If we take a deeper look at the marvelous structure of creation, and look, perhaps outside science, for answers to questions of ultimate origins, we see that the creation can reveal Gd’s existence and intelligence.  In the words of Rambam (Hilchot yesodei haTorah 2:2): When [a person] contemplates Gd’s handiwork, and analyzes His amazing and wondrous creations, he witnesses Gd’s wisdom which has no measure or limit.  Immediately he is filled with love and praise for Gd and yearns to know Him.  Such thoughts fill the person with a profound sense of awe… .  Einstein, some 7 centuries later, spoke in similar terms: If something is in me which can be called religious then it is the unbounded admiration for the structure of the world so far as our science can reveal it.  (You can find many more quotes on this theme at  Modern science is of course based on measurement, and measurement means comparison with a standard (e.g. a meter stick or a kilogram weight).  This means that science intrinsically deals with finite values.  Nevertheless, science has allowed us to glimpse the structure of creation at finer and finer levels, leading us, if we will let it, to finer and finer appreciation of the Creator.

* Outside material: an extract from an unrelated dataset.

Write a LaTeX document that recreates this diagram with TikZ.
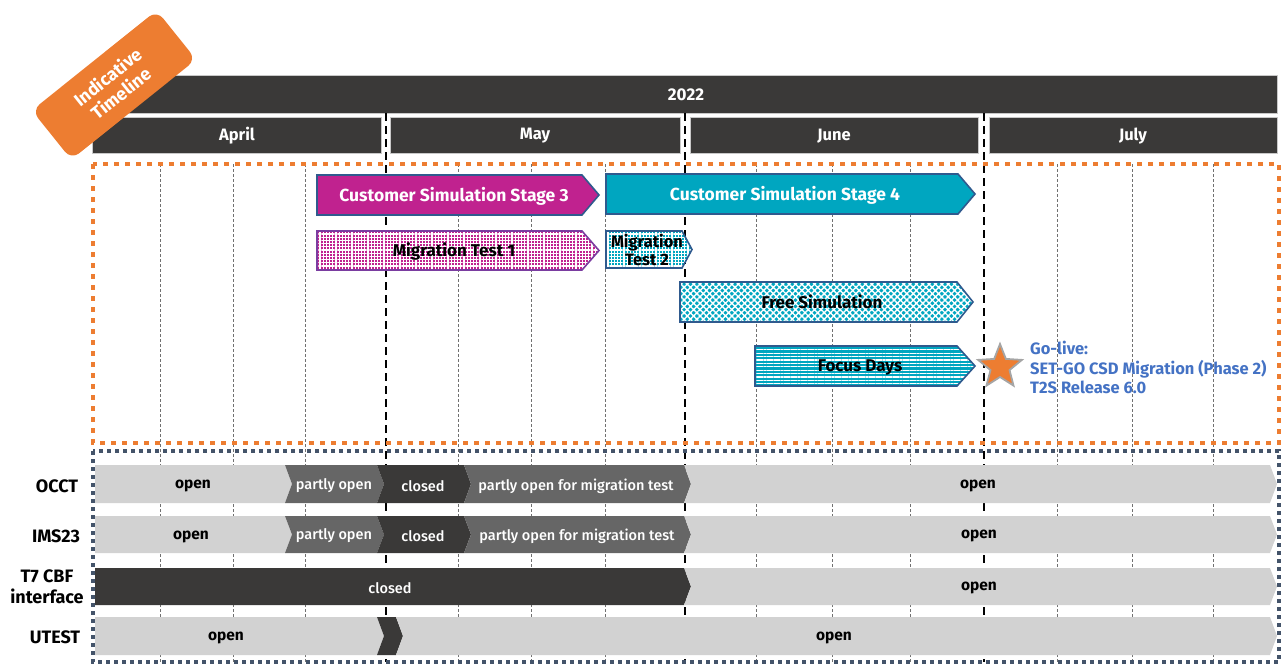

In the Temple in Jerusalem there was a curtain that separated the Holy of Holies from the rest of the sanctuary.  The Kohen Gadol went behind the curtain, where the Ark containing the Tablets Gd gave Moshe rested, only once a year, on Yom Kippur.  The two staves by which the Ark was carried during the 40 years in the desert were still emplaced in their rings as the Torah commands (see last week’s Parashah).  The staves pushed out against the curtain just a little bit.  The curtain concealed the Ark, yet hinted at its presence.  Creation conceals Gd, yet if we are aware, it also hints at His presence, as King Solomon writes: Standing behind the wall, peering through the windows, peeking through the lattice.  It’s just up to use to learn to see the curtain, but know Who is behind it all.